Latest data from Thomson Reuters shows that some US$246 billion in PE commitments have been made in Asia Pacific and Japan since 1995, but only US$173 billion or 69.8 per cent of commitments has been invested in portfolio companies or other PE entities.

Mr Teh noted that many Hong Kong-based US and UK funds that raised funds just before the 2008-2009 financial crisis and stayed liquid during the period are now eager to snap up deals, so some have started to match up to the valuations offered by the Chinese domestic PE funds.

'We are ultimately chasing the same assets in China. That's where it gets intense,' Mr Teh said. 'Many PE players are rushing in and paying high valuations to the asset owners, which we personally see as creating a bubble.'

This could erode returns for PE investments in China at a time when the inflation bubble and prospect of policy tightening have raised investment risks too, he added.

Last year, 82 PE funds set up in China raised 27.6 billion yuan, more than double the 12.96 billion yuan raised by 30 funds during the previous year, according to Beijing-based fund consultancy Zero2IPO.

Of the 82 PE funds, 71 are denominated in yuan, although they raised a combined total of only US$10.7 billion, compared with US$16.94 billion by generally much bigger hard-currency funds.

Apart from state-owned enterprises, China's domestic PE funds are run by well-connected private individuals.

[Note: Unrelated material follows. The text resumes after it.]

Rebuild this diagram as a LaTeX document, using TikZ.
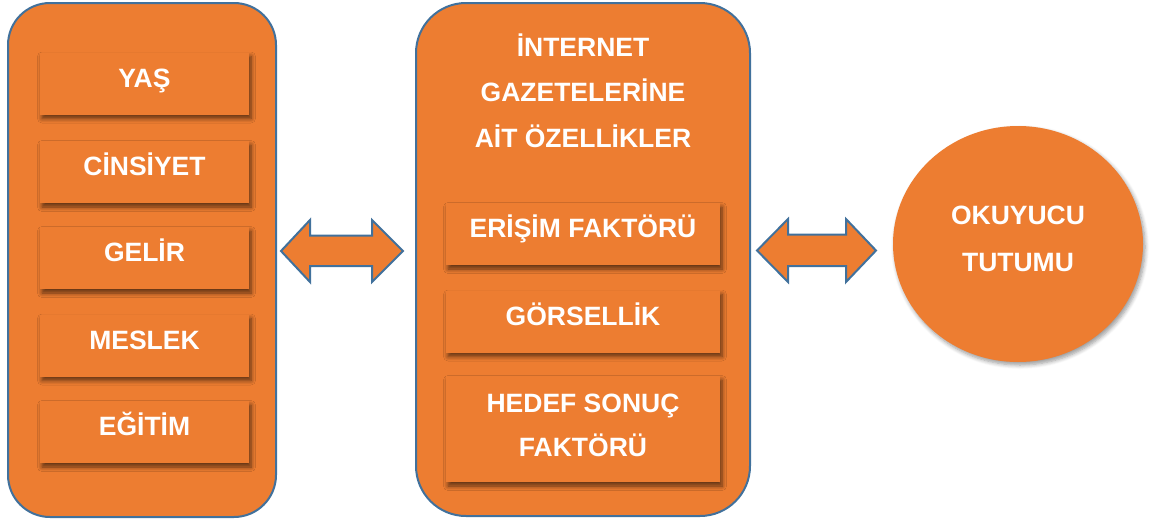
\documentclass[tikz,border=0pt]{standalone}
\usepackage{fontspec}
\setmainfont{Liberation Sans}
\usetikzlibrary{shadows.blur,shapes.geometric}
\definecolor{org}{HTML}{ED7D31}
\definecolor{bord}{HTML}{41719C}
\tikzset{
  panel/.style={draw=bord, line width=2pt, fill=org},
  itembox/.style={fill=org, minimum width=209pt, minimum height=62pt, inner sep=0pt,
    text height=19pt, text depth=12pt,
    blur shadow={shadow xshift=2pt, shadow yshift=-4pt, shadow opacity=60, shadow blur steps=6, shadow blur radius=4.5pt},
    text=white, font=\fontsize{26.5}{44}\selectfont\bfseries, align=center},
  wtext/.style={text=white, font=\fontsize{26.5}{45.5}\selectfont\bfseries, align=center},
  dblarrow/.style={draw=bord, line width=2pt, fill=org, line join=miter},
}
\begin{document}
\begin{tikzpicture}[x=1pt,y=-1pt]
\useasboundingbox (0,0) rectangle (1154,525);
% left panel
\draw[panel, rounded corners=42pt] (8,3) rectangle (276,517);
\node[itembox] (yas)  at (144.5,83.5) {YAŞ};
\node[itembox] (cins) at (144.5,172) {CİNSİYET};
\node[itembox] (gel)  at (144.5,258) {GELİR};
\node[itembox] (mes)  at (144.5,345.5) {MESLEK};
\node[itembox] (egi)  at (144.5,432) {EĞİTİM};
% middle panel
\draw[panel, rounded corners=50pt] (416,3) rectangle (750,516);
\node[wtext] (title) at (583,90.5) {İNTERNET\\GAZETELERİNE\\AİT ÖZELLİKLER};
\node[itembox, minimum width=274pt] (eris) at (583,234) {ERİŞİM FAKTÖRÜ};
\node[itembox, minimum width=274pt] (gors) at (583,321.5) {GÖRSELLİK};
\node[itembox, minimum width=274pt, minimum height=106pt] (hedef) at (583,429) {};
\node[wtext, font=\fontsize{26.5}{44}\selectfont\bfseries] (hedeft) at ([yshift=4pt]hedef.center) {HEDEF SONUÇ\\FAKTÖRÜ};
% right circle
\node[ellipse, fill=org, minimum width=250pt, minimum height=236pt, inner sep=0pt,
  blur shadow={shadow xshift=2pt, shadow yshift=-3pt, shadow opacity=40, shadow blur steps=6, shadow blur radius=4pt}] (okuy) at (1018,244) {};
\node[wtext, font=\fontsize{26.5}{47}\selectfont\bfseries] (okuyt) at ([yshift=5pt]okuy.center) {OKUYUCU\\TUTUMU};
% double arrows
\draw[dblarrow] (281,251) -- (310,220) -- (310,235.5) -- (372,235.5) -- (372,220) -- (403,251)
  -- (372,282) -- (372,266) -- (310,266) -- (310,282) -- cycle;
\draw[dblarrow] (757,250.5) -- (788,219) -- (788,234.5) -- (846,234.5) -- (846,219) -- (876,250.5)
  -- (846,282) -- (846,266) -- (788,266) -- (788,282) -- cycle;
\end{tikzpicture}
\end{document}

Some operate largely on the strength of relationships with local government or entrepreneurs - though the bigger domestic PE players like Hony Capital and Legend Capital are said to abide by traditional PE rules.

Global players believe they can distinguish themselves from the pack through their operational expertise, international network and other resources beyond merely providing capital.

More foreign PE firms are mulling the prospect of launching yuan-denominated funds in China or tapping the upcoming pilot QFLP scheme in Shanghai, Beijing and Tianjin for qualified foreign limited partners to convert investments into yuan.

One Singapore-based fund manager at a US PE firm told BT that the company has been in discussions in the past few months to launch an onshore yuan fund. London-based 3i is also said to be seeking to raise a yuan-denominated fund to invest in Chinese private equity.

Blackstone Group, the Carlyle Group and TPG Inc have already launched yuan-denominated PE funds in partnership with local governments or companies, after the government relaxed rules allowing them to do so.

In a bid to be 'local' and stay close to the ground, some foreign players like Carlyle and Blackstone have also set up offices on the mainland and hired locals with strong local knowledge.

But regulatory factors in China do not appear to be in their favour.

Foreign investors are restricted from certain downstream investments, such as in sensitive sectors, secondary stock market, bond trading market or real estate investment, said Anthony Zhao, a senior partner at PRC law firm Zhong Lun.

Deloitte China has also pointed out that there are market concerns about the capacity of the A-share markets to support IPOs that could stem from yuan funds seeking to exit from portfolio companies.

The wait for approval from the China Securities Regulatory Commission for a Shanghai listing is estimated to be five years.